Tracking History
In the year 2000, the Pew Environmental Health Commission detailed an “environmental health gap,” a lack of basic information needed to document links between environmental hazards and health outcomes. To close this gap, the Pew report called for integrating tracking systems for environmental hazards, bodily exposures, and diseases, linking data to allow for analysis, and using results to prevent disease and save lives.
The Pew Report stimulated new thinking and specific proposals to overcome the split between environment and health. In response, Congress provided the Centers for Disease Control and Prevention (CDC) with funds in 2002 for pilot projects. CDC invited scientists, managers, and policy specialists from state health and environmental departments, federal agencies, medical societies, nongovernmental organizations, and universities to serve on workgroups to discuss organization, data and information technology, needs assessment, and public health action.
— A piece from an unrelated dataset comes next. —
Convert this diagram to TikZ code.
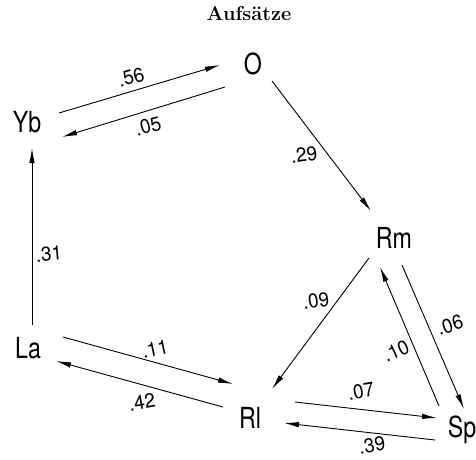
\documentclass[tikz,border=0pt]{standalone}
\usepackage{fontspec}
\setmainfont{Latin Modern Roman}
\newfontfamily\namefont[FakeStretch=0.8]{TeX Gyre Heros}
\newfontfamily\numfont[FakeStretch=0.95]{TeX Gyre Heros}
\usetikzlibrary{arrows.meta,calc}
\begin{document}
\begin{tikzpicture}[x=1pt,y=-1pt,
  vname/.style={font=\namefont\fontsize{29}{29}\selectfont, inner sep=0pt},
  lbl/.style={font=\numfont\fontsize{20}{20}\selectfont, inner sep=0pt},
  arr/.style={line width=0.9pt, -{Latex[length=15pt,width=5.5pt]}},
  ]
\useasboundingbox (0,0) rectangle (476,459);
\node[font=\bfseries\fontsize{20}{20}\selectfont, inner sep=0pt] (title) at (249,14) {Aufsätze};
% nodes
\node[vname] (O)  at (253,64)  {O};
\node[vname] (Yb) at (27,122)  {Yb};
\node[vname] (Rm) at (394,238) {Rm};
\node[vname] (La) at (28,348)  {La};
\node[vname] (Rl) at (250,418) {Rl};
\node[vname] (Sp) at (462,430) {Sp};
% edges
\draw[arr] ($(Yb)+(32,-9)$) -- ($(O)+(-33,1)$);
\draw[arr] ($(O)+(-28,23)$) -- ($(Yb)+(35,15)$);
\draw[arr] ($(O)+(19,17)$) -- ($(Rm)+(-23,-27)$);
\draw[arr] ($(Rm)+(-25,20)$) -- ($(Rl)+(22,-29)$);
\draw[arr] ($(Sp)+(-23,-24)$) -- ($(Rm)+(-14,29)$);
\draw[arr] ($(Rm)+(8,27)$) -- ($(Sp)+(2,-21)$);
\draw[arr] ($(La)+(4,-23)$) -- ($(Yb)+(5,26)$);
\draw[arr] ($(La)+(35,-11)$) -- ($(Rl)+(-17,-34)$);
\draw[arr] ($(Rl)+(-27,-11)$) -- ($(La)+(28,13)$);
\draw[arr] ($(Rl)+(45,-16)$) -- ($(Sp)+(-25,-12)$);
\draw[arr] ($(Sp)+(-27,10)$) -- ($(Rl)+(34,5)$);
% labels
\node[lbl, rotate=15] (l56) at (131,77)  {.56};
\node[lbl, rotate=15] (l05) at (148,126) {.05};
\node[lbl, rotate=8]  (l29) at (304,155) {.29};
\node[lbl, rotate=8]  (l09) at (316,301) {.09};
\node[lbl, rotate=25] (l10) at (396,351) {.10};
\node[lbl, rotate=18] (l06) at (450,325) {.06};
\node[lbl, rotate=5]  (l31) at (49,254)  {.31};
\node[lbl, rotate=12] (l11) at (155,349) {.11};
\node[lbl, rotate=10] (l42) at (142,402) {.42};
\node[lbl, rotate=10] (l07) at (361,391) {.07};
\node[lbl, rotate=10] (l39) at (372,445) {.39};
\end{tikzpicture}
\end{document}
In 2006, Congress began funding the implementation of the National Tracking Network. With this money, CDC funded health departments in 16 states and 1 city to build local tracking networks. CDC also funded 4 academic partners and continued to work with several federal collaborators. In 2009, 2010, and 2014, Congress increased funding for the Tracking Network, and CDC was able to fund an additional 9 states, for a total of 25 states and 1 city health department.
One of the first states to be funded in 2006, the Maryland Environmental Public Health Tracking Program was established jointly between the Maryland Department of Health and Mental Hygiene and the Maryland Department of the Environment to serve as a gateway for environmental and health databases in the state.